» WHAT IS BEING ASKED
Output every line of the material exactly, omitting images.

» RECORDED INFORMATION
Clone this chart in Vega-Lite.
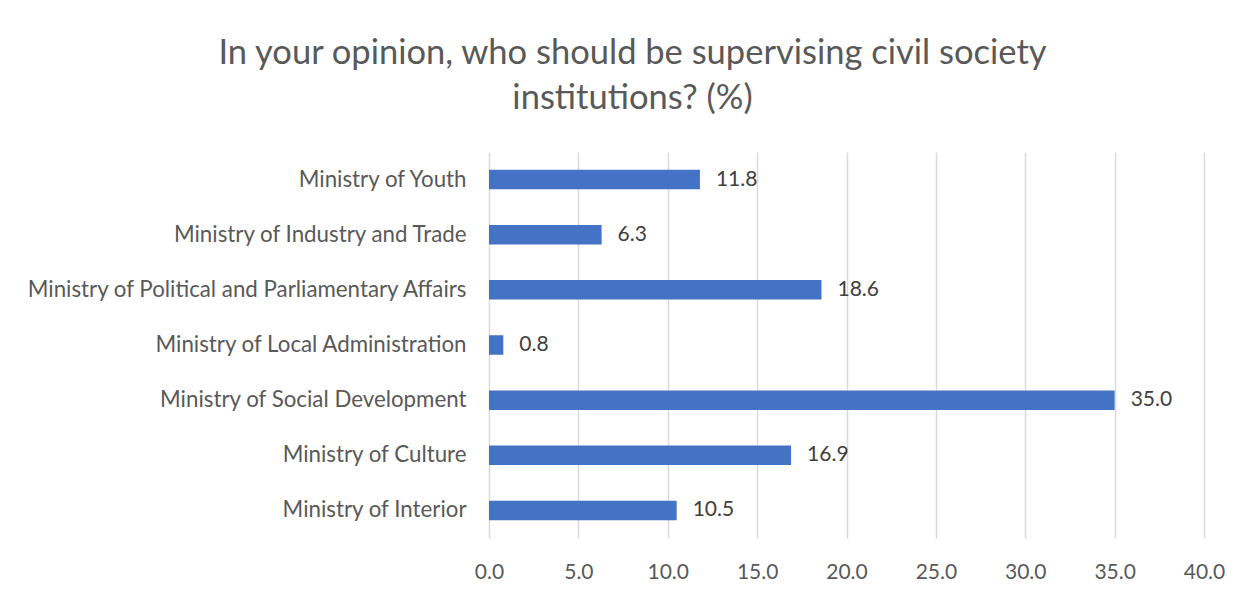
{
  "$schema": "https://vega.github.io/schema/vega-lite/v6.json",
  "autosize": {"type": "none"},
  "width": 715,
  "height": 386,
  "padding": {"left": 489, "top": 152, "right": 46, "bottom": 57},
  "background": "white",
  "title": {
    "text": ["In your opinion, who should be supervising civil society", "institutions? (%)"],
    "font": "Lato",
    "fontSize": 34.5,
    "fontWeight": "normal",
    "color": "#595959",
    "lineHeight": 45,
    "anchor": "middle",
    "dx": -214,
    "offset": 36
  },
  "data": {
    "values": [
      {"ministry": "Ministry of Youth", "pct": 11.8},
      {"ministry": "Ministry of Industry and Trade", "pct": 6.3},
      {"ministry": "Ministry of Political and Parliamentary Affairs", "pct": 18.6},
      {"ministry": "Ministry of Local Administration", "pct": 0.8},
      {"ministry": "Ministry of Social Development", "pct": 35.0},
      {"ministry": "Ministry of Culture", "pct": 16.9},
      {"ministry": "Ministry of Interior", "pct": 10.5}
    ]
  },
  "encoding": {
    "y": {
      "field": "ministry",
      "type": "nominal",
      "sort": null,
      "scale": {"paddingInner": 0.646, "paddingOuter": 0.323},
      "axis": {
        "title": null,
        "domain": false,
        "ticks": false,
        "labelFont": "Lato",
        "labelFontSize": 22.3,
        "labelColor": "#595959",
        "labelPadding": 23,
        "labelLimit": 600
      }
    },
    "x": {
      "field": "pct",
      "type": "quantitative",
      "scale": {"domain": [0, 40]},
      "axis": {
        "title": null,
        "values": [0, 5, 10, 15, 20, 25, 30, 35, 40],
        "format": ".1f",
        "domain": false,
        "ticks": false,
        "grid": true,
        "gridColor": "#D9D9D9",
        "gridWidth": 1.5,
        "labelFlush": false,
        "labelFont": "Lato",
        "labelFontSize": 21,
        "labelColor": "#595959",
        "labelPadding": 23
      }
    }
  },
  "layer": [
    {"mark": {"type": "bar", "color": "#4472C4"}},
    {
      "mark": {"type": "text", "align": "left", "dx": 16, "font": "Lato", "fontSize": 21, "color": "#404040"},
      "encoding": {"text": {"field": "pct", "type": "quantitative", "format": ".1f"}}
    }
  ],
  "config": {"view": {"stroke": null}}
}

» EXERCISE OUTPUT
Clone this chart in Vega-Lite.
{
  "$schema": "https://vega.github.io/schema/vega-lite/v6.json",
  "autosize": {"type": "none"},
  "width": 715,
  "height": 386,
  "padding": {"left": 489, "top": 152, "right": 46, "bottom": 57},
  "background": "white",
  "title": {
    "text": ["In your opinion, who should be supervising civil society", "institutions? (%)"],
    "font": "Lato",
    "fontSize": 34.5,
    "fontWeight": "normal",
    "color": "#595959",
    "lineHeight": 45,
    "anchor": "middle",
    "dx": -214,
    "offset": 36
  },
  "data": {
    "values": [
      {"ministry": "Ministry of Youth", "pct": 11.8},
      {"ministry": "Ministry of Industry and Trade", "pct": 6.3},
      {"ministry": "Ministry of Political and Parliamentary Affairs", "pct": 18.6},
      {"ministry": "Ministry of Local Administration", "pct": 0.8},
      {"ministry": "Ministry of Social Development", "pct": 35.0},
      {"ministry": "Ministry of Culture", "pct": 16.9},
      {"ministry": "Ministry of Interior", "pct": 10.5}
    ]
  },
  "encoding": {
    "y": {
      "field": "ministry",
      "type": "nominal",
      "sort": null,
      "scale": {"paddingInner": 0.646, "paddingOuter": 0.323},
      "axis": {
        "title": null,
        "domain": false,
        "ticks": false,
        "labelFont": "Lato",
        "labelFontSize": 22.3,
        "labelColor": "#595959",
        "labelPadding": 23,
        "labelLimit": 600
      }
    },
    "x": {
      "field": "pct",
      "type": "quantitative",
      "scale": {"domain": [0, 40]},
      "axis": {
        "title": null,
        "values": [0, 5, 10, 15, 20, 25, 30, 35, 40],
        "format": ".1f",
        "domain": false,
        "ticks": false,
        "grid": true,
        "gridColor": "#D9D9D9",
        "gridWidth": 1.5,
        "labelFlush": false,
        "labelFont": "Lato",
        "labelFontSize": 21,
        "labelColor": "#595959",
        "labelPadding": 23
      }
    }
  },
  "layer": [
    {"mark": {"type": "bar", "color": "#4472C4"}},
    {
      "mark": {"type": "text", "align": "left", "dx": 16, "font": "Lato", "fontSize": 21, "color": "#404040"},
      "encoding": {"text": {"field": "pct", "type": "quantitative", "format": ".1f"}}
    }
  ],
  "config": {"view": {"stroke": null}}
}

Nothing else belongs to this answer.